Sleep… Who does that?

All right, so even though this is probably going to be just a short paragraph of a post, I would just like to take a moment to relate to you one of the most exciting things a college student can ever say – I got 7-8 hours of sleep for six out of seven nights in the past week.  Is this possible?!  Not to brag, but this is something to celebrate in college, especially at Erskine, and as an upperclassman!  It certainly made everything much more pleasant, because I only felt sleepy or caught myself daydreaming perhaps two or three times this week when I was supposed to be paying attention – not that I would ever give a speaker or professor anything other than my entire, intense concentration, even after a long, tiring week.  Ahem.  Of course not.  But it is nice to see that when I am actually able to do what I’m supposed to do, it does, in fact, work like it’s supposed to.  Go figure.  I guess this sleep thing is something I should real
ly give a fair chance after all.

Starting the Semester Right

Whew!  And spring semester is off to a running start, as always. . .

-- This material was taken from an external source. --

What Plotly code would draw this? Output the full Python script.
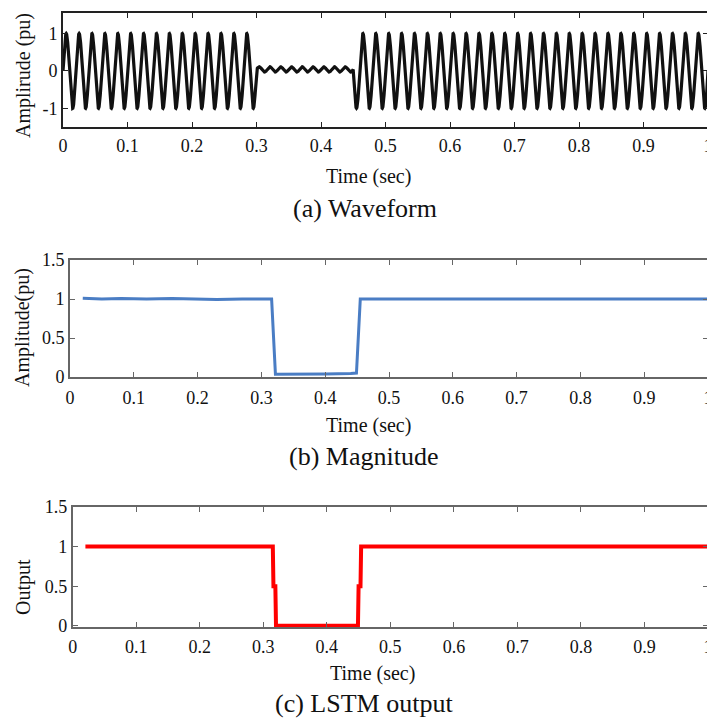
import numpy as np
import plotly.graph_objects as go

# page body adds an 8px margin, so the figure is offset by that much
OFF = 8
W, H = 715 - OFF, 718 - OFF

# ---------------- data ----------------
x_tick_vals = [0, 0.1, 0.2, 0.3, 0.4, 0.5, 0.6, 0.7, 0.8, 0.9, 1.0]
x_tick_text = ["0", "0.1", "0.2", "0.3", "0.4", "0.5", "0.6", "0.7", "0.8", "0.9", "1"]

wave_y_tick_vals = [-1, 0, 1]
wave_y_tick_text = ["-1", "0", "1"]
mag_y_tick_vals = [0, 0.5, 1, 1.5]
mag_y_tick_text = ["0", "0.5", "1", "1.5"]

# (a) waveform: segments (start, end, amplitude, offset, frequency)
wave_seg_start = [0.00, 0.30, 0.45]
wave_seg_end = [0.30, 0.45, 1.00]
wave_seg_amp = [1.00, 0.07, 1.00]
wave_seg_offset = [0.00, 0.04, 0.00]
wave_seg_freq = [50, 60, 50]

# (b) magnitude
mag_t = [0.02, 0.05, 0.08, 0.12, 0.16, 0.19, 0.23, 0.27, 0.30, 0.316, 0.322, 0.36,
         0.40, 0.44, 0.449, 0.455, 0.50, 0.55, 0.60, 0.65, 0.69, 0.73, 0.77, 0.81,
         0.85, 0.89, 0.93, 0.97, 1.00]
mag_v = [1.01, 1.00, 1.005, 1.00, 1.005, 1.00, 0.995, 1.00, 1.00, 1.00, 0.035, 0.035,
         0.04, 0.045, 0.05, 1.00, 1.00, 1.00, 1.00, 1.00, 0.995, 1.00, 0.995, 1.00,
         1.00, 0.995, 1.00, 1.00, 1.00]

# (c) LSTM output
lstm_t = [0.02, 0.315, 0.316, 0.319, 0.320, 0.449, 0.450, 0.453, 0.454, 1.00]
lstm_v = [1, 1, 0.5, 0.5, 0, 0, 0.5, 0.5, 1, 1]

# ---------------- build waveform from segment table ----------------
wave_t = []
wave_v = []
for s, e, a, o, f in zip(wave_seg_start, wave_seg_end, wave_seg_amp, wave_seg_offset, wave_seg_freq):
    tt = np.linspace(s, e, int((e - s) * 4000) + 1)
    if s == 0.30:
        vv = o + a * np.sin(2 * np.pi * f * (tt - s))
    else:
        vv = o + a * np.sin(2 * np.pi * f * tt)
    wave_t.extend(tt.tolist())
    wave_v.extend(vv.tolist())

FONT = "Liberation Serif"

def px_x(p):
    return (p - OFF) / W

def px_y(p):
    return 1 - (p - OFF) / H

fig = go.Figure()

fig.add_trace(go.Scatter(x=wave_t, y=wave_v, mode="lines",
                         line=dict(color="#111111", width=3.2),
                         xaxis="x", yaxis="y", showlegend=False))
fig.add_trace(go.Scatter(x=mag_t, y=mag_v, mode="lines",
                         line=dict(color="#4A7DC4", width=3),
                         xaxis="x2", yaxis="y2", showlegend=False))
fig.add_trace(go.Scatter(x=lstm_t, y=lstm_v, mode="lines",
                         line=dict(color="#FF0000", width=4),
                         xaxis="x3", yaxis="y3", showlegend=False))

def xaxis_cfg(dom, anchor, color, standoff):
    return dict(domain=dom, anchor=anchor, range=[0, 1], tickvals=x_tick_vals,
                ticktext=x_tick_text, ticks="inside", ticklen=5, tickwidth=1.2,
                tickcolor=color, showline=True, linecolor=color, linewidth=1.6,
                mirror="ticks", showgrid=False, zeroline=False, automargin=False,
                ticklabelstandoff=standoff,
                tickfont=dict(family=FONT, size=18, color="#111111"))

def yaxis_cfg(dom, anchor, color, rng, tv, tt):
    return dict(domain=dom, anchor=anchor, range=rng, tickvals=tv, ticktext=tt,
                ticks="inside", ticklen=5, tickwidth=1.2, tickcolor=color,
                showline=True, linecolor=color, linewidth=1.6, mirror="ticks",
                showgrid=False, zeroline=False, automargin=False,
                tickfont=dict(family=FONT, size=18, color="#111111"))

dom_a_x = [px_x(63), px_x(708)]
dom_a_y = [px_y(127), px_y(13)]
dom_b_x = [px_x(70), px_x(708)]
dom_b_y = [px_y(377), px_y(260)]
dom_c_x = [px_x(72.7), px_x(708)]
dom_c_y = [px_y(627), px_y(507)]

fig.update_layout(
    width=W, height=H,
    margin=dict(l=0, r=0, t=0, b=0, autoexpand=False),
    paper_bgcolor="white", plot_bgcolor="white",
    xaxis=xaxis_cfg(dom_a_x, "y", "#222222", 2),
    yaxis=yaxis_cfg(dom_a_y, "x", "#222222", [-1.5, 1.55], wave_y_tick_vals, wave_y_tick_text),
    xaxis2=xaxis_cfg(dom_b_x, "y2", "#666666", 4),
    yaxis2=yaxis_cfg(dom_b_y, "x2", "#666666", [0, 1.5], mag_y_tick_vals, mag_y_tick_text),
    xaxis3=xaxis_cfg(dom_c_x, "y3", "#666666", 3),
    yaxis3=yaxis_cfg(dom_c_y, "x3", "#666666", [-0.015, 1.5], mag_y_tick_vals, mag_y_tick_text),
)

def ann(text, x, y, size, angle=0):
    return dict(text=text, x=px_x(x), y=px_y(y), xref="paper", yref="paper",
                showarrow=False, textangle=angle, xanchor="center", yanchor="middle",
                font=dict(family=FONT, size=size, color="#111111"))

fig.update_layout(annotations=[
    ann("Time (sec)", 368, 176, 20),
    ann("(a) Waveform", 365, 208, 26),
    ann("Amplirude (pu)", 24, 76, 20, -90),
    ann("Time (sec)", 368, 425, 20),
    ann("(b) Magnitude", 363, 456, 26),
    ann("Amplitude(pu)", 22, 328, 20, -90),
    ann("Time (sec)", 373, 673, 20),
    ann("(c) LSTM output", 364, 703, 26),
    ann("Output", 23, 587, 20, -90),
])

fig.write_html("out.html")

One of the most difficult things about this time is figuring out that new schedule, which is a much more challenging task than it seems like at first.  Especially as a college student, life is so much more than classes, and it’s often such a challenge to fit everything in that you want to do.  Where do you draw the line between academics and diversion?  Or extracurricular commitments and free time?  Or time with friends and time with God?  Or even basic living necessities like fitting in time to do laundry (says the girl who just ran away to check the load in the dryer)?

It’s certainly a lot to balance, let me tell you.

Something that I have definitely learned over the first two years of my time here is the value of being able to say NO – such a basic skill that all of us overachievers have a hard time with sometimes.  For such a small college, Erskine sure has a lot going on!  For example, this weekend, just the first of the new semester, there were already so many things going on that I had to forgo the big Super Bowl parties to finish my homework this evening.  However, I got to see a musical at a local college on Friday night, went dancing Saturday night, attended a new church this morning, and even squeezed in an hour of ballroom dancing club this afternoon!  I think that makes a pretty good weekend, and my small sacrifice of not watching the big game was worth it.

In addition to just balance of school-type activities, one thing I am determined to do this semester is to make sure that I leave time for the important people in my life.  As I think I mentioned earlier, one thing that really left an impression on me in Spain was how much importance they place on family and friends there, and now that I’m back I intend to maintain and grow my relationships, as well as form some new ones.

And of course, there is the most important person in my life – my Lord.  Bringing back a stronger relationship with Him is something that I must make my priority, because I know that He has to be the center of everything I do.  This is something that I, like most college students, really struggle with; it’s so easy to get caught up in everything going on that you just kind of push Him down the list.  I realize that the more I do this, though, the more difficult everything else in life becomes (go figure, right?), so instead of putting things like church and a little prayer on my list of time commitments, I am going to try this thing where I keep Him with me as I do everything.  It’s just a crazy idea that I had, that I have heard many times, and I somehow think it just might work.  Let’s hope that I can keep this going!

So bring it on, spring semester – bring it on, because I’m bringing my God with me this time.